L’unica colpa di Yasunori Mitsuda è di aver lavorato alle musiche di alcuni dei giochi di ruolo giapponesi più belli di tutti i tempi (Chrono Trigger su tutti), perché, altrimenti, nella carriera di qualsiasi altro compositore il lavoro svolto con Xenoblade Chronicles 2 finirebbe immediatamente al top: in bilico tra motivi pop ed altri in cui i tratti orchestrali si fanno più urgenti, con un sottofondo jazz che si nasconde tra le pieghe dell’esplorazione ed esplode in prossimità dei combattimenti.
Oltre alla qualità, ci ha stupito la quantità: non abbiamo tenuto il conto delle tracce presenti, che vanno di pari passo con il gran numero di ambientazioni e di situazioni che il gioco sciorina con grande naturalezza.
Chiosa finale per la longevità: siamo in linea con gli (esorbitanti) valori dei due predecessori, con un’avventura che può richiedere da un minimo di una sessantina di ore ad un massimo di oltre cento, tenuto conto del gran numero di quest opzionali e della possibilità di acquistare le licenze di tutti i negozi, per poter finalmente esclamare, all’ingresso in ogni villaggio, “I own the place”.
Narrativa accattivante
Incarna come pochi il continuo piacere della scoperta
Offerta ludica sconfinata
Artisticamente delizioso
Colonna sonora da mandare in loop
Divora la batteria di Switch
Qualche cliché di troppo tra trama e personaggi
Che qualcuno raduni l’intero team di sviluppo dei Monolith, li rinchiuda in un habitat adatto e assicuri loro sostentamento e le migliori condizioni per lavorare: come un animale in via di estinzione, questo talentuoso gruppo di sviluppatori è rimasto l’unico a credere nei giochi di ruolo giapponesi nella loro forma più spettacolare, con valori produttivi degni di nota e mondi da esplorare di rara bellezza.

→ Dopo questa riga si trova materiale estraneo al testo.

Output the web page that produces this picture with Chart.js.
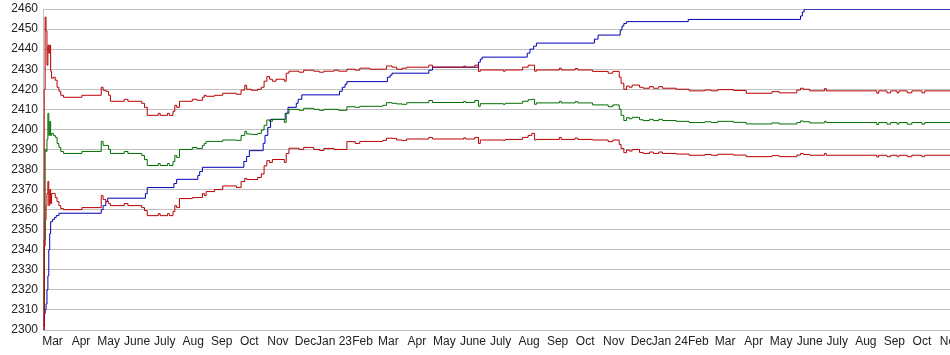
<!DOCTYPE html>
<html lang="en">
<head>
  <meta charset="UTF-8" />
  <title>Rating history</title>
  <script src="https://cdn.jsdelivr.net/npm/chart.js"></script>
  <style>
    body {
      margin: 0;
      padding: 0;
      background: #fff;
    }

    .chart-wrapper {
      width: 950px;
      height: 355px;
      position: relative;
    }
  </style>
</head>
<body>

  <div class="chart-wrapper">
    <canvas id="chartRating" width="950" height="355"></canvas>
  </div>

  <script>
    // dates shared by the two red lines and the green line
    const bandDates = [
      '2022-02-19','2022-02-20','2022-02-21','2022-02-22','2022-02-23','2022-02-24','2022-02-25','2022-02-26','2022-02-27','2022-02-28',
      '2022-03-02','2022-03-04','2022-03-06','2022-03-08','2022-03-10','2022-03-13','2022-04-02','2022-04-23','2022-04-25','2022-04-28',
      '2022-05-01','2022-05-03','2022-05-18','2022-05-22','2022-06-06','2022-06-09','2022-06-12','2022-06-24','2022-06-26','2022-07-04',
      '2022-07-06','2022-07-10','2022-07-12','2022-07-14','2022-07-17','2022-07-31','2022-08-05','2022-08-11','2022-08-13','2022-08-15',
      '2022-08-24','2022-09-02','2022-09-17','2022-09-22','2022-09-26','2022-09-28','2022-10-03','2022-10-10','2022-10-14','2022-10-17',
      '2022-10-20','2022-10-23','2022-10-26','2022-10-30','2022-11-08','2022-11-10','2022-11-13','2022-11-24','2022-11-29','2022-12-10',
      '2022-12-16','2022-12-21','2023-01-01','2023-01-06','2023-01-15','2023-01-24','2023-01-29','2023-02-09','2023-02-23','2023-02-27',
      '2023-03-05','2023-03-10','2023-03-16','2023-03-21','2023-04-14','2023-04-18','2023-05-22','2023-05-24','2023-06-03','2023-06-07',
      '2023-06-09','2023-07-04','2023-07-06','2023-07-25','2023-07-31','2023-08-04','2023-08-07','2023-08-09','2023-09-03','2023-09-05',
      '2023-09-20','2023-09-23','2023-10-09','2023-10-26','2023-10-31','2023-11-07','2023-11-09','2023-11-12','2023-11-15','2023-11-18',
      '2023-11-21','2023-11-29','2023-12-03','2023-12-10','2023-12-14','2023-12-20','2023-12-24','2024-01-08','2024-01-22','2024-02-08',
      '2024-02-15','2024-02-22','2024-03-10','2024-03-24','2024-04-21','2024-04-29','2024-05-18','2024-05-22','2024-05-25','2024-06-01',
      '2024-06-17','2024-06-19','2024-08-13','2024-08-15','2024-08-24','2024-08-28','2024-09-04','2024-09-06','2024-09-15','2024-09-20',
      '2024-10-01','2024-10-04','2024-11-01'
    ];
    const upperVals = [
      2300, 2420, 2456, 2449, 2432, 2442, 2438, 2442, 2429, 2425.5,
      2426, 2424.5, 2421, 2419, 2417, 2416, 2417, 2421, 2419.5, 2419,
      2417, 2414, 2415, 2414, 2413, 2411, 2407, 2408, 2407, 2408,
      2407, 2409, 2412, 2411, 2414, 2415, 2414.5, 2416, 2417, 2416.5,
      2417, 2418, 2417.5, 2419.6, 2422, 2420, 2419.5, 2420, 2421, 2424,
      2426.3, 2425, 2424, 2425, 2424, 2428, 2429, 2428.5, 2429.5, 2429,
      2428.5, 2429, 2429.5, 2429, 2430, 2429.5, 2430.5, 2430, 2430, 2431.6,
      2431, 2430, 2430.5, 2431, 2432, 2431, 2431.5, 2431, 2432, 2428.9,
      2429.6, 2429, 2429.6, 2431, 2432, 2432, 2429, 2429.6, 2430.5, 2429.6,
      2430.3, 2429.6, 2428.9, 2428, 2428.9, 2426, 2423, 2420, 2421.6, 2421,
      2422.1, 2421, 2420.5, 2421.3, 2420.5, 2421.3, 2420.5, 2420, 2419.2, 2419.6,
      2419.2, 2419.8, 2419.4, 2418, 2418.8, 2418.2, 2419.6, 2420.5, 2420, 2419.2,
      2420.3, 2419.2, 2418, 2419.2, 2418.2, 2419.2, 2418.2, 2419.2, 2418.2, 2419.2,
      2418.2, 2419.2, 2419.2
    ];
    const midVals = [
      2310, 2345, 2390, 2389, 2395, 2408, 2397, 2404, 2397, 2398,
      2397, 2396, 2393, 2391, 2389, 2388, 2389, 2394, 2392, 2392,
      2390, 2388, 2389, 2388, 2387, 2385, 2382, 2383, 2382, 2383,
      2382, 2384, 2387, 2386, 2390, 2391, 2390.5, 2392, 2393, 2394,
      2394, 2394.7, 2394.5, 2397, 2399, 2397.7, 2397.5, 2398, 2399.7, 2402,
      2404.7, 2404, 2405, 2405, 2403.5, 2408, 2410, 2409.5, 2410.5, 2410,
      2409.5, 2410, 2410, 2409.5, 2411.3, 2411, 2411.5, 2411.5, 2412, 2413.3,
      2413, 2412.7, 2412.5, 2413.3, 2414.4, 2413.4, 2414, 2413.4, 2414.4, 2411.5,
      2412.8, 2412.5, 2413, 2414, 2414.8, 2415, 2412.5, 2413.2, 2414, 2413.2,
      2413.8, 2413.2, 2412.2, 2411.3, 2412.2, 2410, 2407, 2404.4, 2405.8, 2405.3,
      2406, 2404.8, 2404.4, 2405, 2404.4, 2405, 2404.4, 2404, 2403.4, 2403.8,
      2403.4, 2404, 2403.5, 2402.7, 2403.2, 2402.7, 2403.4, 2404.2, 2403.8, 2403.2,
      2404, 2403.4, 2402.4, 2403.4, 2402.6, 2403.4, 2402.6, 2403.4, 2402.6, 2403.4,
      2402.6, 2403.4, 2403.4
    ];
    const lowerVals = [
      2300, 2342, 2355, 2362, 2368, 2374, 2362, 2370, 2363, 2368,
      2368, 2366, 2364, 2362, 2360.5, 2360, 2361, 2367, 2365, 2364,
      2363, 2362, 2363, 2362, 2361, 2359.5, 2357, 2358, 2357, 2358,
      2357, 2359, 2362, 2361, 2365.5, 2366, 2366, 2368, 2367, 2369,
      2370, 2371.8, 2371, 2374, 2375.6, 2375, 2375, 2376, 2377.8, 2381.8,
      2384.4, 2383.5, 2385, 2385, 2383.5, 2388, 2390.6, 2390, 2391, 2390,
      2389.5, 2390.5, 2390, 2390, 2393.9, 2393, 2394, 2394, 2394.5, 2395.6,
      2395.5, 2394.7, 2394.5, 2395.2, 2396, 2395.2, 2395.8, 2395.2, 2396, 2393,
      2394.7, 2394.5, 2395, 2396, 2397, 2398, 2394.7, 2395, 2396, 2395,
      2395.7, 2395, 2394.7, 2393.9, 2394.7, 2392.5, 2390.5, 2388.4, 2389.7, 2389.2,
      2390, 2388.5, 2388, 2388.7, 2388, 2388.7, 2388, 2387.7, 2387.1, 2387.5,
      2387.1, 2387.6, 2387.2, 2386.4, 2386.9, 2386.4, 2387.2, 2388, 2387.5, 2387.1,
      2388, 2387.1, 2386.2, 2387.1, 2386.4, 2387.1, 2386.4, 2387.1, 2386.4, 2387.1,
      2386.4, 2387.1, 2387.1
    ];

    // blue line (steps up only)
    const blueDates = [
      '2022-02-19','2022-02-20','2022-02-21','2022-02-22','2022-02-23','2022-02-24','2022-02-25','2022-02-26','2022-02-27','2022-03-01',
      '2022-03-03','2022-03-05','2022-03-08','2022-04-23','2022-04-25','2022-04-28','2022-04-30','2022-06-10','2022-06-12','2022-07-11',
      '2022-07-14','2022-08-06','2022-08-08','2022-08-11','2022-09-25','2022-09-28','2022-10-01','2022-10-16','2022-10-18','2022-10-21',
      '2022-10-24','2022-11-09','2022-11-12','2022-11-21','2022-11-23','2022-11-27','2023-01-07','2023-01-10','2023-01-13','2023-01-15',
      '2023-02-28','2023-03-03','2023-03-05','2023-04-14','2023-04-18','2023-06-07','2023-06-09','2023-06-11','2023-07-30','2023-08-02',
      '2023-08-06','2023-08-09','2023-10-11','2023-10-15','2023-11-08','2023-11-10','2023-11-12','2023-11-15','2024-01-21','2024-05-22',
      '2024-05-24','2024-05-26','2024-11-01'
    ];
    const blueVals = [
      2302, 2308, 2310, 2313, 2320, 2327, 2340, 2348, 2354, 2355,
      2356, 2357, 2358.2, 2360, 2362, 2364, 2365.7, 2368, 2371, 2373,
      2375.1, 2377, 2379, 2381.1, 2384, 2386.5, 2389.4, 2393, 2397, 2401,
      2405, 2408, 2411, 2413, 2415, 2417.2, 2419, 2421, 2422.5, 2423.8,
      2426, 2427, 2428, 2429.5, 2431, 2433.5, 2435, 2436, 2438, 2440,
      2441.5, 2443, 2445, 2447, 2449.5, 2451.5, 2452.8, 2453.7, 2454.8, 2456.5,
      2458.5, 2459.9, 2459.9
    ];

    const monthTicks = [
      '2022-03-01','2022-04-01','2022-05-01','2022-06-01','2022-07-01','2022-08-01','2022-09-01','2022-10-01','2022-11-01','2022-12-01',
      '2023-01-01','2023-02-01','2023-03-01','2023-04-01','2023-05-01','2023-06-01','2023-07-01','2023-08-01','2023-09-01','2023-10-01',
      '2023-11-01','2023-12-01','2024-01-01','2024-02-01','2024-03-01','2024-04-01','2024-05-01','2024-06-01','2024-07-01','2024-08-01',
      '2024-09-01','2024-10-01','2024-11-01'
    ];
    const monthLabels = [
      'Mar','Apr','May','June','July','Aug','Sep','Oct','Nov','Dec',
      'Jan 23','Feb','Mar','Apr','May','June','July','Aug','Sep','Oct',
      'Nov','Dec','Jan 24','Feb','Mar','Apr','May','June','July','Aug',
      'Sep','Oct','Nov'
    ];
    const yTicks = [2300, 2310, 2320, 2330, 2340, 2350, 2360, 2370, 2380, 2390, 2400, 2410, 2420, 2430, 2440, 2450, 2460];

    // days since epoch, so the x axis can be a plain linear scale
    const day = s => Date.UTC(+s.slice(0, 4), +s.slice(5, 7) - 1, +s.slice(8, 10)) / 864e5;
    const toPoints = (dates, vals) => dates.map((d, i) => ({ x: day(d), y: vals[i] }));

    const line = (data, color) => ({
      data: data,
      borderColor: color,
      borderWidth: 1,
      pointRadius: 0,
      stepped: true,
      fill: false
    });

    const font = { family: '"Liberation Sans", Arial, sans-serif', size: 12 };

    const ctx = document.getElementById('chartRating').getContext('2d');
    const chart = new Chart(ctx, {
      type: 'line',
      data: {
        datasets: [
          line(toPoints(bandDates, upperVals), '#b80000'),
          line(toPoints(bandDates, midVals), '#006e00'),
          line(toPoints(bandDates, lowerVals), '#b80000'),
          line(toPoints(blueDates, blueVals), '#0000b4')
        ]
      },
      options: {
        responsive: false,
        animation: false,
        layout: { padding: { top: 9, right: 0, left: 0, bottom: 0 } },
        plugins: {
          legend: { display: false },
          tooltip: { enabled: false }
        },
        scales: {
          x: {
            type: 'linear',
            min: day('2022-02-19') - 0.3,
            max: day('2024-11-01') - 0.5,
            afterBuildTicks: s => { s.ticks = monthTicks.map(d => ({ value: day(d) })); },
            afterFit: s => { s.height = 25; s.paddingLeft = 0; s.paddingRight = 0; },
            grid: { display: false, drawTicks: false },
            border: { display: false },
            ticks: {
              autoSkip: false,
              maxRotation: 0,
              padding: 4,
              color: '#222',
              font: font,
              callback: (v, i) => monthLabels[i]
            }
          },
          y: {
            min: 2300,
            max: 2460,
            afterBuildTicks: s => { s.ticks = yTicks.map(v => ({ value: v })); },
            afterFit: s => { s.width = 43; s.paddingTop = 0; s.paddingBottom = 0; },
            grid: { color: '#c0c0c0', drawTicks: false },
            border: { color: '#c0c0c0' },
            ticks: {
              padding: 5,
              color: '#222',
              font: font,
              callback: v => String(v)
            }
          }
        }
      }
    });
  </script>
</body>
</html>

Giochi come Xenoblade Chronicles 2 non ne fanno più, ahinoi, e per questo l’incredibile viaggio di Rex e Pyra alla ricerca di Elysium va assaporato fino in fondo, senza fretta, immergendosi completamente nelle lande di Alrest e nelle incredibili atmosfere di gioco.
Una degna conclusione per l’incredibile 2017 di Nintendo Switch: dopo Breath of the Wild e Super Mario Odyssey, Xenoblade Chronicles 2 rappresenta un’altra esclusiva di grande peso, nonché un altro ottimo motivo per acquistare la console ibrida della grande N per coloro i quali non l’avessero ancora fatto.